The TV Shop is facing court for allegedly misleading shoppers, including using its own staff to secretly post positive online reviews and removing negative ones.
The Commerce Commission announced today it has filed 13 representative charges against The TV Shop, owned by Auckland-based company Brand Developers Limited.
A representative charge reflects more than one incident.
The charges focus on marketing and promotional practices the commission believes were likely to mislead New Zealand consumers.
Its general manager of fair trading, Vanessa Horne, said the case involved three kinds of representations made to consumers which the commission alleged were misleading.
Horne said the charges should emphasise for businesses the importance of making sure that all promotional and marketing activities were accurate, unambiguous and not misleading.
The Commission alleges The TV Shop breached the Fair Trading Act by:
- Misleading consumers about the popularity of goods when staff members posted reviews on various online review platforms about products without disclosing their affiliation to the business and removed some low-rating reviews on its own website;
- Misleading consumers about remedies available to them if something went wrong with their products by implying to consumers they did not have any other rights to refunds outside of its own “30-day Money Back Guarantee scheme” or “risk-free trial” when consumers wanted to return products they believed were faulty or wrongly advertised. However, consumers may have had rights available to them under the Consumer Guarantees Act.
- Misleading consumers about the nature of products sold when it advertised promotions for its Air Roaster Pro, offering an accessory pack as “free” or a “bonus” and on a “special offer” when the Air Roaster Pro was never for sale without the accessory pack, and the product was sold as a “special offer” continuously between 2018 and 2021.
“Consumers are entitled to take information provided by retailers at face value whether that information relates to pricing, the nature of the products on offer, consumer rights or the endorsement or experiences of other consumers,” Horne said.
“These issues go to the heart of the Fair Trading Act and the Commission’s compliance and enforcement work.
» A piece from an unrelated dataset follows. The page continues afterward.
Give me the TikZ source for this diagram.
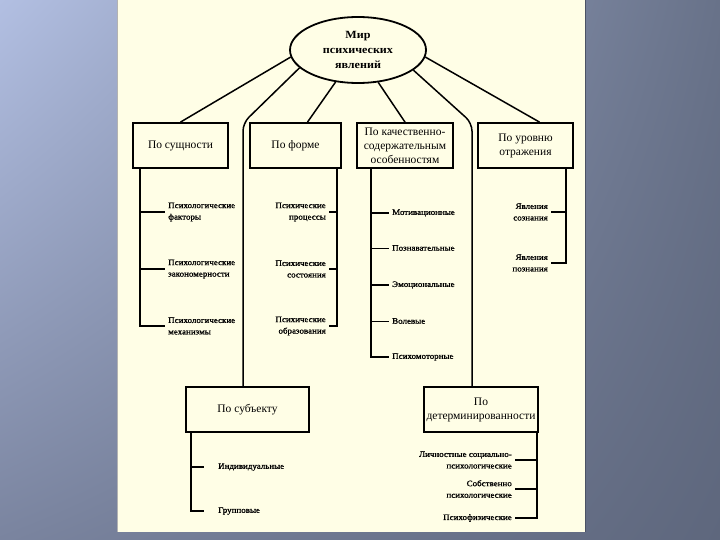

“Businesses should check they have compliant reviews processes and policies, training processes in place regarding rights to refunds or remedies, and compliant promotional practices.”
Horne said while consumers were entitled to trust the representations businesses made were accurate, they were also encouraged to pause and shop around before rushing into a purchasing decision.
Shoppers should read reviews across different platforms to get a picture of the product they’re buying, read the terms and conditions, and understand their rights under the Consumer Guarantees Act.
“If time allows, track prices over time and shop around to make sure you’re getting the deal and making the savings that you expect.”
Horne said now the current case was before the court the commission could not comment further.